"""
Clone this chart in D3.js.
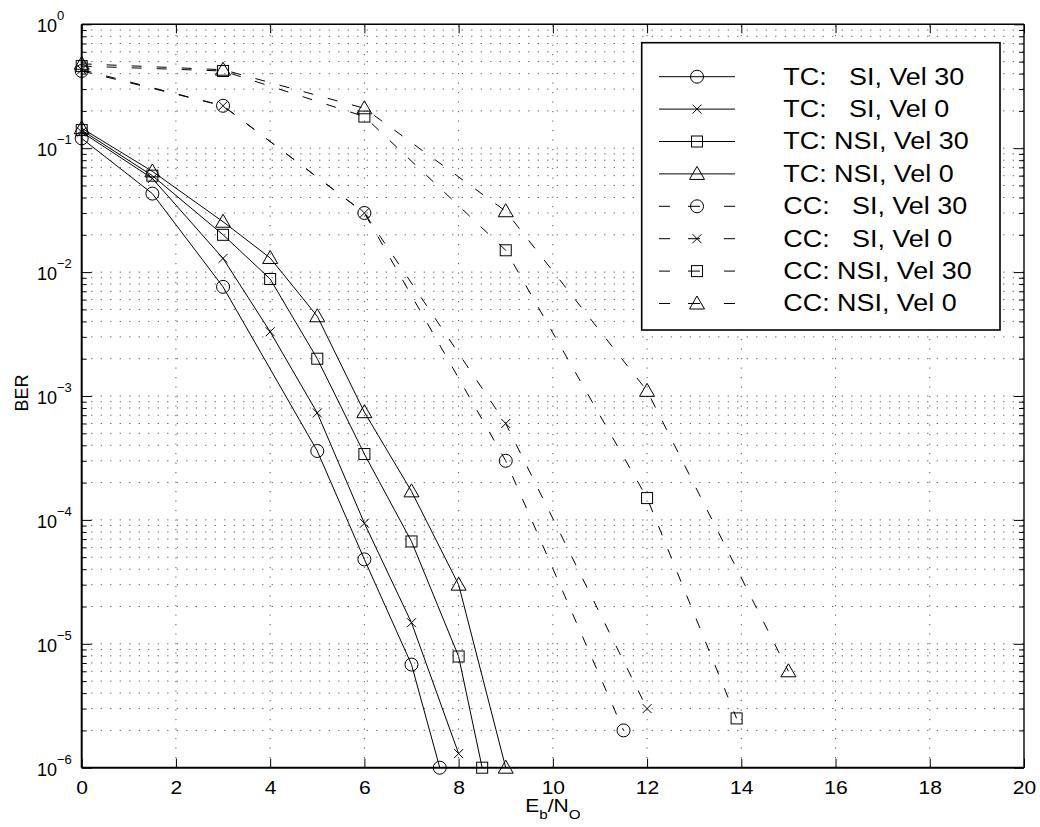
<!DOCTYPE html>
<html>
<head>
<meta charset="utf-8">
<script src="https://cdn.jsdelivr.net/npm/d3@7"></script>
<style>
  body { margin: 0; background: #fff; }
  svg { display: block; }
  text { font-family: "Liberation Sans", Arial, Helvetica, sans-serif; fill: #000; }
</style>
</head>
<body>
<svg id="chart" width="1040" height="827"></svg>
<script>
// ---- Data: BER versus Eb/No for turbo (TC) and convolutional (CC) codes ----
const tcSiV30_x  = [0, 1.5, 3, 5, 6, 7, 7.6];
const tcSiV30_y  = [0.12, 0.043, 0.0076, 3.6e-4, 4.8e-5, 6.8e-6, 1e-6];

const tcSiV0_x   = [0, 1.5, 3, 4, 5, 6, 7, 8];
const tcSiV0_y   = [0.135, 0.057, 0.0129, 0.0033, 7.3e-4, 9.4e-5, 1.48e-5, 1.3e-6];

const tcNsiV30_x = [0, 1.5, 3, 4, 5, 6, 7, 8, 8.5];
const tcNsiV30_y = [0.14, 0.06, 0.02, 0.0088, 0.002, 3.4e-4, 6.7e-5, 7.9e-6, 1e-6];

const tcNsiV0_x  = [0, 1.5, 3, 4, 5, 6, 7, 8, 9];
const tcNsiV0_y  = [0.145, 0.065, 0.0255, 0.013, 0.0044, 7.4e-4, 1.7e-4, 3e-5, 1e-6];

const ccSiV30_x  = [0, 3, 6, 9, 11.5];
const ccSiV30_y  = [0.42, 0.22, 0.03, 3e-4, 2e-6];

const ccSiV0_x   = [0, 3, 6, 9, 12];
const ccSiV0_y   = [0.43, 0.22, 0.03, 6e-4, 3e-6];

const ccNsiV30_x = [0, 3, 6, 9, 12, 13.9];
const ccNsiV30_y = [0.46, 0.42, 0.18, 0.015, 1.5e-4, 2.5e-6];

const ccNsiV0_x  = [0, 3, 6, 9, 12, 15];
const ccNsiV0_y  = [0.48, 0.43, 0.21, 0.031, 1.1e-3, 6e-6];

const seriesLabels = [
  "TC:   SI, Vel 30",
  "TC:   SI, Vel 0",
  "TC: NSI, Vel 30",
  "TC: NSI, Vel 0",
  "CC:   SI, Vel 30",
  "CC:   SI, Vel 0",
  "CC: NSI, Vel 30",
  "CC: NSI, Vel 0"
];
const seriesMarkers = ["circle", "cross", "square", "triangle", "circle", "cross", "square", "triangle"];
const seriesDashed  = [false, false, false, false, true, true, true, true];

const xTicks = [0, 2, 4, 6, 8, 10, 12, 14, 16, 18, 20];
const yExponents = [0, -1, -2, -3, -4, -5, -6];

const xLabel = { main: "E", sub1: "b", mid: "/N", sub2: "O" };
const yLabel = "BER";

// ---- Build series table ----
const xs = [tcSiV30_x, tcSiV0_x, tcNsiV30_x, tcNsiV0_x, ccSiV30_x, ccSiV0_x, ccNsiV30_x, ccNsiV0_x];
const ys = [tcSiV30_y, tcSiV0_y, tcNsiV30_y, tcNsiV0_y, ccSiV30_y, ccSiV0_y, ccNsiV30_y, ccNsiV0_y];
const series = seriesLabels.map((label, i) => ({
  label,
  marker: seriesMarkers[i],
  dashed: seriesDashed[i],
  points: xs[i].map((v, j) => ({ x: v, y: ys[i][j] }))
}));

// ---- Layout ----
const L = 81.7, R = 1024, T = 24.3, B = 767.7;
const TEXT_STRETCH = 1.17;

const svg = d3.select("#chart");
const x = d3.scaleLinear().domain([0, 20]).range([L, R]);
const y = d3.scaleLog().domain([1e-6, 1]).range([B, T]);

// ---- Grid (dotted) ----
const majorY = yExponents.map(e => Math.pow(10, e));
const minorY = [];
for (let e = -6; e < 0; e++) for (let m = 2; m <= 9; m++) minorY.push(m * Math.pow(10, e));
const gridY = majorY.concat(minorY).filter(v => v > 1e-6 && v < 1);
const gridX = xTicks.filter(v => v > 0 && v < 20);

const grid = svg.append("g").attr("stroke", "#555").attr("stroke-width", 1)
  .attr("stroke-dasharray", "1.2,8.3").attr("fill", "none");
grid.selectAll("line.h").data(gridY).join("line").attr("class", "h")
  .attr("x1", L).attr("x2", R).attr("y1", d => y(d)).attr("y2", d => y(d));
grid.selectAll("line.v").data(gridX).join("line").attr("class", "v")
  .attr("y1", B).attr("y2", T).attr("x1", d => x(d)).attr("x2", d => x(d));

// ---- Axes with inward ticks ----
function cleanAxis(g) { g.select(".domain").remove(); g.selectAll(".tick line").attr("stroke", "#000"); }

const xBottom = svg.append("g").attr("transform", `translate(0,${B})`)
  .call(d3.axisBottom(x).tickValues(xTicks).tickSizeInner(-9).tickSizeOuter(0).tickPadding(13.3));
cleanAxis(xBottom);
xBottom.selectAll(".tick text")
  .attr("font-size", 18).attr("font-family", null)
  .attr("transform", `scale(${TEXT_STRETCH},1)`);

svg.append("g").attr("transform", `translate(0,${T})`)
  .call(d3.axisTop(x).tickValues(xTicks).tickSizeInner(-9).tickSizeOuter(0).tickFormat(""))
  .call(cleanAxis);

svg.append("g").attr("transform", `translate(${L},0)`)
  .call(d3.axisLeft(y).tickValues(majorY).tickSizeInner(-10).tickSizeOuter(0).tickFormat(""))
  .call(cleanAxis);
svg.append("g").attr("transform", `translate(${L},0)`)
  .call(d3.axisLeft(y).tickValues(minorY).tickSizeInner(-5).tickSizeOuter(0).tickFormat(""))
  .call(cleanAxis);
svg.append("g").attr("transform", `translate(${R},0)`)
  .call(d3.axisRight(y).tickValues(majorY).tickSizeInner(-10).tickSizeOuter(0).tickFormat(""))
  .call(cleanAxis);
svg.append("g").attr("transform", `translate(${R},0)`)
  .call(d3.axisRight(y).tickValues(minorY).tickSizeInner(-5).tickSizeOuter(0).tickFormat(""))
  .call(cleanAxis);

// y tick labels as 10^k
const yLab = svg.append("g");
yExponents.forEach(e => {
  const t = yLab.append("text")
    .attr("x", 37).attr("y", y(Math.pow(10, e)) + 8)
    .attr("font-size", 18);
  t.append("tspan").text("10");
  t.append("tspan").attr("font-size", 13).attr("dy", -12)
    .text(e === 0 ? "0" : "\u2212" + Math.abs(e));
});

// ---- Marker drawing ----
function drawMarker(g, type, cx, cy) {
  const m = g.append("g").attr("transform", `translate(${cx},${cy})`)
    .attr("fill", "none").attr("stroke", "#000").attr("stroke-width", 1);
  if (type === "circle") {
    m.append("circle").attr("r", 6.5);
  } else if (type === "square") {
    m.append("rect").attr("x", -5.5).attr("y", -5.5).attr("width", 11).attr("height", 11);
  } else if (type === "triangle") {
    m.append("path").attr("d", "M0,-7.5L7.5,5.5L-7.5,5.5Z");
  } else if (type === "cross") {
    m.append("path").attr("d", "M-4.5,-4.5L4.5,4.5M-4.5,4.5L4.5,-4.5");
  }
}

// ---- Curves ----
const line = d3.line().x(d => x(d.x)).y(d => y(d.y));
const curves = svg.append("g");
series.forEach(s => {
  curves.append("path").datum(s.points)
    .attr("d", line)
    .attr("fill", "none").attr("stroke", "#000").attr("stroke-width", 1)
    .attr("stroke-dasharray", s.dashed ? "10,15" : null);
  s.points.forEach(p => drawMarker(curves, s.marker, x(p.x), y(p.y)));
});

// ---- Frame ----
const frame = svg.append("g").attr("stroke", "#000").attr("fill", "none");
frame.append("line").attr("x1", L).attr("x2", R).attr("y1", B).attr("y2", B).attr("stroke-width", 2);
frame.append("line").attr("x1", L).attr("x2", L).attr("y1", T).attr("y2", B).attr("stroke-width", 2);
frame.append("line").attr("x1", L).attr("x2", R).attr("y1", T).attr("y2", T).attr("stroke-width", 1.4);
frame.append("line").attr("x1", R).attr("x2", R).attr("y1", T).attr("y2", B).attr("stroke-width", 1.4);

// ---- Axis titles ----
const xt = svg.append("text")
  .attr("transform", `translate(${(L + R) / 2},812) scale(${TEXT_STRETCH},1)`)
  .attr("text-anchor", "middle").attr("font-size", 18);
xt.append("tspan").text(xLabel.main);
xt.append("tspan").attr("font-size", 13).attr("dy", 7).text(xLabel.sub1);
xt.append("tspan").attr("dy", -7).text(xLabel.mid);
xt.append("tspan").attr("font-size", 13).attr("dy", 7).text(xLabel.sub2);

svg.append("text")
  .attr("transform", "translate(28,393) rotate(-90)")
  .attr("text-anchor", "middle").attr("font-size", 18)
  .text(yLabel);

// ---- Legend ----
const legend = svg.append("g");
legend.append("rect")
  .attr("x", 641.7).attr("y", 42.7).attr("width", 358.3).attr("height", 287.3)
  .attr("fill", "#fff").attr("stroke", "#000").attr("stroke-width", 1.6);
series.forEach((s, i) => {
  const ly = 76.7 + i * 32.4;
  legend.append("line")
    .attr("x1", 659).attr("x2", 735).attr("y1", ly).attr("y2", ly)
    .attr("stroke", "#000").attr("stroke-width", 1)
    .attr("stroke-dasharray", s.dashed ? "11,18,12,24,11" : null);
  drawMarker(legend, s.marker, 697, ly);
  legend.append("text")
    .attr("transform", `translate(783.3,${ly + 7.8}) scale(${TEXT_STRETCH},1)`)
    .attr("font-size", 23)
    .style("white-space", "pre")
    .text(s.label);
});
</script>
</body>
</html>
"""
• [Short exercise] Set down again, exactly, the lines of the material above from its first line to the one with "4.8e-5, 6.8e-6, 1e-6];", inclusive. Leave the pictures out.

• [Complete response]
Clone this chart in D3.js.
<!DOCTYPE html>
<html>
<head>
<meta charset="utf-8">
<script src="https://cdn.jsdelivr.net/npm/d3@7"></script>
<style>
  body { margin: 0; background: #fff; }
  svg { display: block; }
  text { font-family: "Liberation Sans", Arial, Helvetica, sans-serif; fill: #000; }
</style>
</head>
<body>
<svg id="chart" width="1040" height="827"></svg>
<script>
// ---- Data: BER versus Eb/No for turbo (TC) and convolutional (CC) codes ----
const tcSiV30_x  = [0, 1.5, 3, 5, 6, 7, 7.6];
const tcSiV30_y  = [0.12, 0.043, 0.0076, 3.6e-4, 4.8e-5, 6.8e-6, 1e-6];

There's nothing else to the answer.